If you decide to stuff a whole chicken, make sure to cook it safely. The temperature - at the center of the stuffing - must reach the safe minimum temperature of 165 F (73.9 C) when cooked in the bird. Let the chicken or hens stand for 15 to 20 minutes before removing the stuffing. Tip: Never store stuffing in the bird.
- 1/4 to 1/2 cup onions (finely chopped)
- 1/2 cup celery (chopped)
- 1/3 cup butter
- 4 cups bread cubes
- 1/4 teaspoon black pepper
- 1/2 teaspoon salt
- 1/4 to 1/2 teaspoon sage
- 1/2 teaspoon poultry seasoning (or to taste)
- 1/2 cup chicken broth (more or less as needed; see instructions)
- 2 large eggs
Heat the oven to 325 F. Butter a shallow 2 1/2 to 3-quart baking dish.
Heat the butter in a large saute pan over medium heat.
Add the onion and celery and cook, stirring until the onion is translucent and celery is slightly tender.

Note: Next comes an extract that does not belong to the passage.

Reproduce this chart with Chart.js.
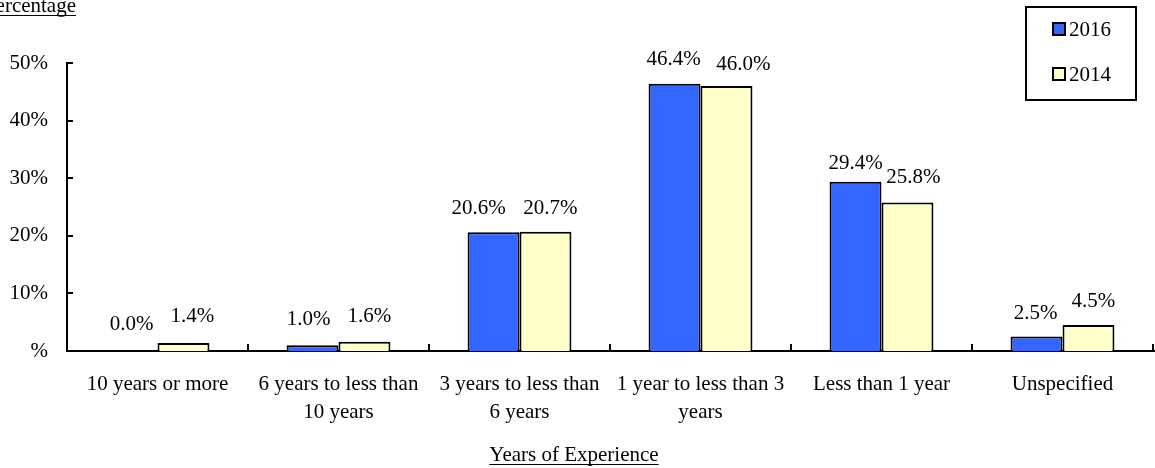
<!DOCTYPE html>
<html lang="en">
<head>
  <meta charset="UTF-8">
  <title>Years of Experience</title>
  <script src="https://cdn.jsdelivr.net/npm/chart.js@4.4.0/dist/chart.umd.min.js"></script>
  <style>
    html, body { margin: 0; padding: 0; background: #fff; }
    .wrap { width: 1155px; height: 468px; position: relative; }
  </style>
</head>
<body>
  <div class="wrap">
    <canvas id="chart" width="1155" height="468"></canvas>
  </div>
  <script>
    // data
    const categories = [
      '10 years or more',
      ['6 years to less than', '10 years'],
      ['3 years to less than', '6 years'],
      ['1 year to less than 3', 'years'],
      'Less than 1 year',
      'Unspecified'
    ];
    const series2016 = [0.0, 1.0, 20.6, 46.4, 29.4, 2.5];
    const series2014 = [1.4, 1.6, 20.7, 46.0, 25.8, 4.5];
    const yTicks = [0, 10, 20, 30, 40, 50];

    const FONT = "'Liberation Serif', 'Times New Roman', serif";
    const SIZE = 21;
    Chart.defaults.font.family = FONT;
    Chart.defaults.font.size = SIZE;
    Chart.defaults.color = '#000';

    // the value labels were hand-nudged in the original, [dx, dy] per bar
    const labelNudge = [
      [[0, -3], [-4, -2], [-15, 0], [-1, -1], [0, 5], [-1, 0]],
      [[9, -3], [5, -2], [5, 0], [17, 2], [6, -1], [5, 0]]
    ];

    // value labels, inward ticks, boxed legend and underlined titles
    const extras = {
      id: 'extras',
      afterDatasetsDraw(chart) {
        const ctx = chart.ctx;
        ctx.save();
        ctx.font = SIZE + 'px ' + FONT;
        ctx.fillStyle = '#000';
        ctx.textAlign = 'center';
        ctx.textBaseline = 'alphabetic';
        chart.data.datasets.forEach((ds, i) => {
          chart.getDatasetMeta(i).data.forEach((bar, j) => {
            const [dx, dy] = labelNudge[i][j];
            ctx.fillText(ds.data[j].toFixed(1) + '%', bar.x + dx, bar.y - 18 + dy);
          });
        });
        ctx.restore();
      },
      afterDraw(chart) {
        const ctx = chart.ctx;
        const area = chart.chartArea;
        const y = chart.scales.y;
        ctx.save();
        ctx.strokeStyle = '#000';
        ctx.lineWidth = 2;

        // y ticks pointing into the plot
        yTicks.forEach(v => {
          const py = Math.round(y.getPixelForValue(v));
          ctx.beginPath();
          ctx.moveTo(area.left, py);
          ctx.lineTo(area.left + 6, py);
          ctx.stroke();
        });
        // x ticks between categories
        const step = (area.right - area.left) / categories.length;
        for (let k = 1; k <= categories.length; k++) {
          const px = Math.round(area.left + k * step);
          ctx.beginPath();
          ctx.moveTo(px, area.bottom);
          ctx.lineTo(px, area.bottom - 7);
          ctx.stroke();
        }
        // extend x axis to the right edge
        ctx.beginPath();
        ctx.moveTo(area.right - 1, area.bottom);
        ctx.lineTo(chart.width, area.bottom);
        ctx.stroke();

        // legend
        ctx.strokeRect(1026, 7, 110, 93);
        ctx.font = SIZE + 'px ' + FONT;
        ctx.textAlign = 'left';
        ctx.textBaseline = 'alphabetic';
        chart.data.datasets.forEach((ds, i) => {
          const top = 23 + i * 45;
          ctx.fillStyle = ds.backgroundColor;
          ctx.fillRect(1053, top, 12, 12);
          ctx.lineWidth = 2;
          ctx.strokeRect(1053, top, 12, 12);
          ctx.fillStyle = '#000';
          ctx.fillText(ds.label, 1069, top + 13);
        });

        // axis titles, underlined
        ctx.lineWidth = 1;
        const underlined = (text, left, base) => {
          const w = ctx.measureText(text).width;
          ctx.textAlign = 'left';
          ctx.fillText(text, left, base);
          ctx.beginPath();
          ctx.moveTo(left, base + 3.5);
          ctx.lineTo(left + w, base + 3.5);
          ctx.stroke();
        };
        const pw = ctx.measureText('Percentage').width;
        underlined('Percentage', 76 - pw, 12);
        const xw = ctx.measureText('Years of Experience').width;
        underlined('Years of Experience', 574 - xw / 2, 461);
        ctx.restore();
      }
    };

    new Chart(document.getElementById('chart'), {
      type: 'bar',
      data: {
        labels: categories,
        datasets: [
          {
            label: '2016',
            data: series2016,
            backgroundColor: '#3366FF',
            borderColor: '#000',
            borderWidth: 2,
            borderSkipped: 'bottom'
          },
          {
            label: '2014',
            data: series2014,
            backgroundColor: '#FFFFCC',
            borderColor: '#000',
            borderWidth: 2,
            borderSkipped: 'bottom'
          }
        ]
      },
      options: {
        responsive: false,
        animation: false,
        layout: { padding: { top: 63, right: 2, left: 0, bottom: 0 } },
        datasets: {
          bar: { categoryPercentage: 0.574, barPercentage: 1.0 }
        },
        plugins: {
          legend: { display: false },
          tooltip: { enabled: false }
        },
        scales: {
          x: {
            grid: { display: false, drawTicks: false },
            border: { display: true, color: '#000', width: 2 },
            ticks: { padding: 20, maxRotation: 0, autoSkip: false, font: { size: SIZE, lineHeight: 1.33 } },
            afterFit(scale) { scale.height = 117; }
          },
          y: {
            min: 0,
            max: 50,
            grid: { display: false, drawTicks: false },
            border: { display: true, color: '#000', width: 2 },
            ticks: {
              stepSize: 10,
              padding: 19,
              callback: v => (v === 0 ? '%' : v + '%')
            },
            afterFit(scale) { scale.width = 67; }
          }
        }
      },
      plugins: [extras]
    });
  </script>
</body>
</html>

In a large bowl combine the onion and celery mixture with the bread cubes, freshly ground black pepper, salt, sage, and poultry seasoning.
Add the chicken broth until just moistened. Taste and adjust seasonings.
Whisk the eggs in a small bowl and then stir them into the stuffing mixture.
Spoon the dressing into the prepared baking dish. Cover the baking dish tightly with foil.
Bake in the preheated oven for about 35 minutes. Remove the foil and continue baking for 10 to 15 minutes longer.
- Use half cornbread crumbs along with the bread cubes.